In the face of incredible pressure from the public and from a certain daily newspaper, the Mashpee School Committee has thus far acted conservatively.  They did not place Mr. Hyde on paid administrative leave until the day he was arraigned and they honored his contract with a recent bonus the superintendent earned by meeting academic goals for the district’s children. 

Town leaders are pushing the school committee to “act” in relation to Mr. Hyde’s employment.  A school committee session has been scheduled prior to his trial date.  We hope the school committee stays the course and doesn’t try to alter or terminate Mr. Hyde’s contract until his court case is resolved.  If Mr. Hyde is acquitted, the school committee must either honor his contract or buy him out.  There will be no “cause” to terminate him if he’s found innocent, so if they buy him out before the trial they may waste hundreds of thousands of taxpayer dollars.  If they fire Mr.

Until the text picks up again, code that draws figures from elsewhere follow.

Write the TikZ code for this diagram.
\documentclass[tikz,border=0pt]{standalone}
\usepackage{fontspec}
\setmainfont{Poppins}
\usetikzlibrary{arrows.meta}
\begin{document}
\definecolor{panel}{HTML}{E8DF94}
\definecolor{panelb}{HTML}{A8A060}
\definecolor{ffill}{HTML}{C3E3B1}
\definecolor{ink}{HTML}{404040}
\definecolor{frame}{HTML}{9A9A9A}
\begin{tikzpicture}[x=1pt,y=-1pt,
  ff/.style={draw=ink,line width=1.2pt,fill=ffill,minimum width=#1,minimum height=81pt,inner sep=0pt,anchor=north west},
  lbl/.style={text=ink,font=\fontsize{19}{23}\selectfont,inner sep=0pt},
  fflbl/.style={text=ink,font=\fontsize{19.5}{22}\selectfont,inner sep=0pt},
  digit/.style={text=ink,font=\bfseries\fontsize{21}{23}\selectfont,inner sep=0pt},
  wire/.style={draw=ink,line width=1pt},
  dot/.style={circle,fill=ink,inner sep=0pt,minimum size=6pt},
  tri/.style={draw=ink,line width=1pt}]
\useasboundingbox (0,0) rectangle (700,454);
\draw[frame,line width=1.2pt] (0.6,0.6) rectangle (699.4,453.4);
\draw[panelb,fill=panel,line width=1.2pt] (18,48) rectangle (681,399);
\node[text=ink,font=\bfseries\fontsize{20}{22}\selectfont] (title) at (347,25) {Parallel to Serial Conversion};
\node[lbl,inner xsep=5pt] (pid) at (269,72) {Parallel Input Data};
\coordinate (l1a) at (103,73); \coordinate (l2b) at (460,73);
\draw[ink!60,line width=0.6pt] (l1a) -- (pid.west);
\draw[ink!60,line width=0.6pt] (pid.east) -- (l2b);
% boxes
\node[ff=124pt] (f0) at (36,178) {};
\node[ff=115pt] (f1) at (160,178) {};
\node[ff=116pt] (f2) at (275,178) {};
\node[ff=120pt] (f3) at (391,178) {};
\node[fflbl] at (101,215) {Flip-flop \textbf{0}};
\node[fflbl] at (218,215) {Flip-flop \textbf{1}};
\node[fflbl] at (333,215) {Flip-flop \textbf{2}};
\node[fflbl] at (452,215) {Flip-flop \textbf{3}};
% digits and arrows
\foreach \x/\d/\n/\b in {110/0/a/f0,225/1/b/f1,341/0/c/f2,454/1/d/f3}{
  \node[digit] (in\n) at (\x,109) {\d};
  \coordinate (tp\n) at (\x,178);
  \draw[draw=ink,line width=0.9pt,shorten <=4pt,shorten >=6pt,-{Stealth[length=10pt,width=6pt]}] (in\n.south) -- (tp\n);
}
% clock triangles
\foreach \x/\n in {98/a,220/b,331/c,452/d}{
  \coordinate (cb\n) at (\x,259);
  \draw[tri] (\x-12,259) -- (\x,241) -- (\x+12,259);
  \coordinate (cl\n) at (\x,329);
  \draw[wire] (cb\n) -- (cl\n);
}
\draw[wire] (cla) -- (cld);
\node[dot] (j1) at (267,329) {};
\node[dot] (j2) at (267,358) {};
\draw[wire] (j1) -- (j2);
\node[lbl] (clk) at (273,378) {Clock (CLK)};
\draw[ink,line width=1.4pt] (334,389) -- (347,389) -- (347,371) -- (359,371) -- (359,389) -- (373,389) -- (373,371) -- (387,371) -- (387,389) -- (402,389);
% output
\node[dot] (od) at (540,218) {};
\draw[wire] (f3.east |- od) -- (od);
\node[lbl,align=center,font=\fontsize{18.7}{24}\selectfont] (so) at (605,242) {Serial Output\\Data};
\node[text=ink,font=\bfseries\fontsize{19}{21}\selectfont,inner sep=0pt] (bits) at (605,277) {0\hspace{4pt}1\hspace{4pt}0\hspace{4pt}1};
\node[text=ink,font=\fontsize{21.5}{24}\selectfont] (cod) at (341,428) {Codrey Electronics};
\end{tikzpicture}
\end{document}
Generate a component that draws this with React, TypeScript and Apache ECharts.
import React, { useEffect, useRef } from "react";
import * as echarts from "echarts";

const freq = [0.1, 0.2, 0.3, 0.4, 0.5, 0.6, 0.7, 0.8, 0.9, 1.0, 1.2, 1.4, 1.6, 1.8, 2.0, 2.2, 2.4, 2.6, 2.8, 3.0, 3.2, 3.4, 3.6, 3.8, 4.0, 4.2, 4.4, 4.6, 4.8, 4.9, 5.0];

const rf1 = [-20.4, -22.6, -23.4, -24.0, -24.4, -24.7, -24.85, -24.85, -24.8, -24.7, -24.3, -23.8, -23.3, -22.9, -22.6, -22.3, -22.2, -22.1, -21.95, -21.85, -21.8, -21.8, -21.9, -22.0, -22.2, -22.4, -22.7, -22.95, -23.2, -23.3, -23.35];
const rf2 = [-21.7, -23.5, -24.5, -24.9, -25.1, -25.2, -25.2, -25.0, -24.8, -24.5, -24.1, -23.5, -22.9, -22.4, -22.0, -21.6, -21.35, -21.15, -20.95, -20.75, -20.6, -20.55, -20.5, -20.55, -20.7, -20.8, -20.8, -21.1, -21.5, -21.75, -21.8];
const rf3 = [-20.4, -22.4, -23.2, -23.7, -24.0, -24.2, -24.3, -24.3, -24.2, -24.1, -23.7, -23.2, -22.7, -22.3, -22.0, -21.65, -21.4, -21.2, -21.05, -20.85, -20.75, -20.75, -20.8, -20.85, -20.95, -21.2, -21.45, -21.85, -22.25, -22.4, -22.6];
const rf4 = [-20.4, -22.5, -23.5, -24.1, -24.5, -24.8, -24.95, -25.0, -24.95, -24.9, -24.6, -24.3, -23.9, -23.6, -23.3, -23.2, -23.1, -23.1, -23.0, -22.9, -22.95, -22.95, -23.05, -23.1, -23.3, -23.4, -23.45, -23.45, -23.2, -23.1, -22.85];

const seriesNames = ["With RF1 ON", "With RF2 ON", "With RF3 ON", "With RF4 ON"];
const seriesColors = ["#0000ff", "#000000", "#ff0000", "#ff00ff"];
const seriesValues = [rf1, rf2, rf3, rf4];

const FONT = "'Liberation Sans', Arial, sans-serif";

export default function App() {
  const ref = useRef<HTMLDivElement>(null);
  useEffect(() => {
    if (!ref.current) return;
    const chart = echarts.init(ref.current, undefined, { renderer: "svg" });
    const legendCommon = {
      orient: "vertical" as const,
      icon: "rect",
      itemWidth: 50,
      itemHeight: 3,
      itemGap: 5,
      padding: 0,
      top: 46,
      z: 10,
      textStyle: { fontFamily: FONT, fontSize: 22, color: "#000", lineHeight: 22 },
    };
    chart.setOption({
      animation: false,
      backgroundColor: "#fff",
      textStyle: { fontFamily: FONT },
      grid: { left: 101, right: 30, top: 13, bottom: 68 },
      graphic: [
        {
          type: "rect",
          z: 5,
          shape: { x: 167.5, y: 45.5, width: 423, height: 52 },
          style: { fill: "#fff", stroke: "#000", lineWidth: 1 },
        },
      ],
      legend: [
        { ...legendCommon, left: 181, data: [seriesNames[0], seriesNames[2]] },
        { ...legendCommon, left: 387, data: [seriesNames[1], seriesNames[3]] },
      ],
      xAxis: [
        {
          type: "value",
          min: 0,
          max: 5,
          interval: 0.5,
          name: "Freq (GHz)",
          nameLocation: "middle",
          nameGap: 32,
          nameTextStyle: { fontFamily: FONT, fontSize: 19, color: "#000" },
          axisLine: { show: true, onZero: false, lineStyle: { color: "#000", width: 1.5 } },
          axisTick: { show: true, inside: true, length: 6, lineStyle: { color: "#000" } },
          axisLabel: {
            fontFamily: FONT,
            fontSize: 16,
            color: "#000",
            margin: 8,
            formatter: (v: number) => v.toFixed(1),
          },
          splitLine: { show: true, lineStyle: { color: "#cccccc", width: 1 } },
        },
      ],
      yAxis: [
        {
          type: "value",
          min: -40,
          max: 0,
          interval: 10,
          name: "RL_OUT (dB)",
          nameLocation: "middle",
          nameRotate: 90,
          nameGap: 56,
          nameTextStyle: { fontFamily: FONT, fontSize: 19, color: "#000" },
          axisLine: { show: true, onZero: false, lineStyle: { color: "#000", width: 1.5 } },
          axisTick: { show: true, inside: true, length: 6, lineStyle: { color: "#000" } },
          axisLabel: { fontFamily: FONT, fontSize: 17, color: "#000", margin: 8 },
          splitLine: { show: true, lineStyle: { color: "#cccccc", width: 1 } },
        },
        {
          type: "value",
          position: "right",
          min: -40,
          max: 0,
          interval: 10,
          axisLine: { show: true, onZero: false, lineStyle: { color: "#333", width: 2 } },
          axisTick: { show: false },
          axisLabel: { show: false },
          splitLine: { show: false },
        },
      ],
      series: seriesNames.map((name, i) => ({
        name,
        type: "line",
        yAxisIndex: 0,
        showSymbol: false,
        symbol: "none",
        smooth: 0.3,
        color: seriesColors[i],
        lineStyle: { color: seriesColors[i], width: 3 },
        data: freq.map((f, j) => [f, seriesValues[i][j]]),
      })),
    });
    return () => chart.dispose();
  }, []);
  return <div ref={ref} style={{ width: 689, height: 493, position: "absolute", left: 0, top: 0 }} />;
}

Hyde before his trial, they will likely face a six-figure lawsuit if he is acquitted.

We respect the course the school committee has followed thus far and urge they continue on that course.

For those in the lynching party, sit in the corner with your dunce cap until the trial is over.

Lifetime of Service

Brian Hyde has devoted most of his adult life to the children of Mashpee.  He came to the superintendent’s chair in an unusual way, to be sure.  Not often do we see a classroom teacher promoted to superintendent.  However, the school committee knew their candidate because of his long service in their schools.  They knew his talents and they knew his personality.

Mr. Hyde’s short time leading the school district has been fruitful.  Test scores have improved, the administration has been reorganized and a successful team built around educators already in the Mashpee or from nearby districts.  Compare this to the academic and financial train wreck of the Monomoy schools, where an off-Cape superintendent purged the schools’ leadership while test scores plummeted and costs continue to run out of control.  By nearly every objective metric, Brian Hyde has succeeded in leading Mashpee’s schools.

Many of the people howling for the superintendent’s head cite stories of his interactions with other parents and students.  Those stories are hearsay until the parents and students put their hand on the Bible, swear the oath and share their accounts under penalty of perjury.

After a lifetime of service to Mashpee’s children, Brian Hyde deserves his day in court.  If he is found innocent, he should return unmolested to his contractual position.

Rookie Mistake

Should Hyde have visited the King home that fateful day?  Absolutely not. 

To do so was a “rookie mistake” worthy of a first-year assistant principal.   However, the school committee hired a superintendent that did not possess years of experience as an administrator.  Absent those years of seasoning, Mr. Hyde apparently let the King’s get under his skin and reacted rashly.  That is not to say we believe everything Ms. King and her companions reported about the visit.  We will leave that to see how well they stand up under cross-examination.

We urge the Mashpee School Committee to continue their conservative course of action.  To dismiss Brian Hyde before his day in court would be an injustice to the man, to the school children he has served so faithfully and to the taxpayers of Mashpee.